Getting a masters of music can have a lot of benefits for your career. Of course, you could end up burning yourself out during grad school. But you may also find that it isn’t worth it for you.

Before you send out applications, consider if going to grad school for music is worth it for your goals. In some cases, it is worth it, but you should know the cons beforehand.


Going to school for a masters takes a lot of time during your program. Even though you don’t usually take as many credits at a time, the work is more difficult.

Your private teacher may hold you to a higher standard than their undergrad students. And the coursework for academic music classes is tough. You might need to spend more time practicing and studying.

On the other hand, another time-related con is that the masters degree is short. You only have two years to study and absorb as much music as possible. It can be a stressful two years.

Location Limits

You also may need to move for graduate school. While you can look at schools in cities where you want to live, you might have to compromise.

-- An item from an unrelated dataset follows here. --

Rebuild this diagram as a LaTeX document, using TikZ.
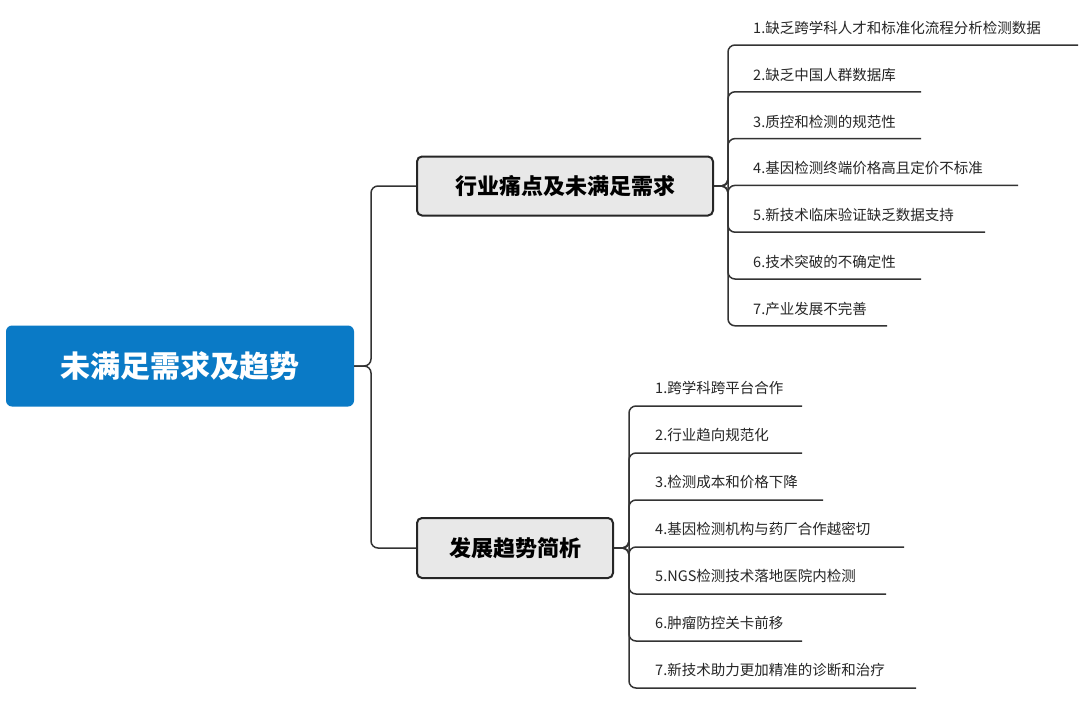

Perhaps you really want to study with a specific teacher. Or maybe you only get a good financial package from one school. The best program for you could be in a city or town that you don’t like.

While the limitations aren’t as big as they are for doctoral programs, it’s still something to think about. That way, you can decide if you want to put location ahead of the cost, faculty, and other factors.

Opportunity Cost

Speaking of the cost, that can be another deciding factor on whether or not a masters in music is worth it. Some degrees can cost a lot of money, especially if you go somewhere out of state.

I was fortunate because my school offered me two partial tuition waivers that cut my bill by over half. But going for a masters also meant that I lost out on income. Now, I wasn’t making that much before grad school, but it was still a cost.

If you’ve been working full-time, you may need to think about your current income. Maybe you can’t afford to lose that much money AND have to spend thousands of dollars for school.

Avoiding the Working World

Before you start a masters degree, you need to consider why you want to get one. If your reason is to avoid having to look for work, that’s a huge con. You’ll have to start working eventually, and spending thousands of dollars to put that off isn’t worth it.

Make sure you want to go to grad school for the right reasons. Perhaps you want to learn more music or get some teaching or performing experience. Or you might want to meet new musicians.

Those are all good reasons for getting a masters. But going to school because you don’t want to get a job (even if it’s not in music) isn’t a good reason, and you won’t enjoy the degree.

Is a Masters of Music Worth It?

A masters of music is worth it if you want to become a college professor. In most cases, you need AT LEAST a masters degree. Sometimes, you may need a doctoral degree to apply.

Other jobs where you might benefit from a masters include public school teaching and private teaching. But a masters degree isn’t a necessity for either of these careers.

You can almost always start some sort of music career with a bachelors. So consider if you truly need to go to grad school or if you have good reasons for wanting to go.

Will You Go to Grad School?

Getting a masters of music was a great decision for me. But it’s not the right path for everyone. Heck, I took a year and half off from school before I started grad school, so I could make sure it was a good choice.

If you’re considering going to grad school, think about the pros and cons. Make sure you have good reasons for wanting to go. Then, you can make the best decision for you and your situation.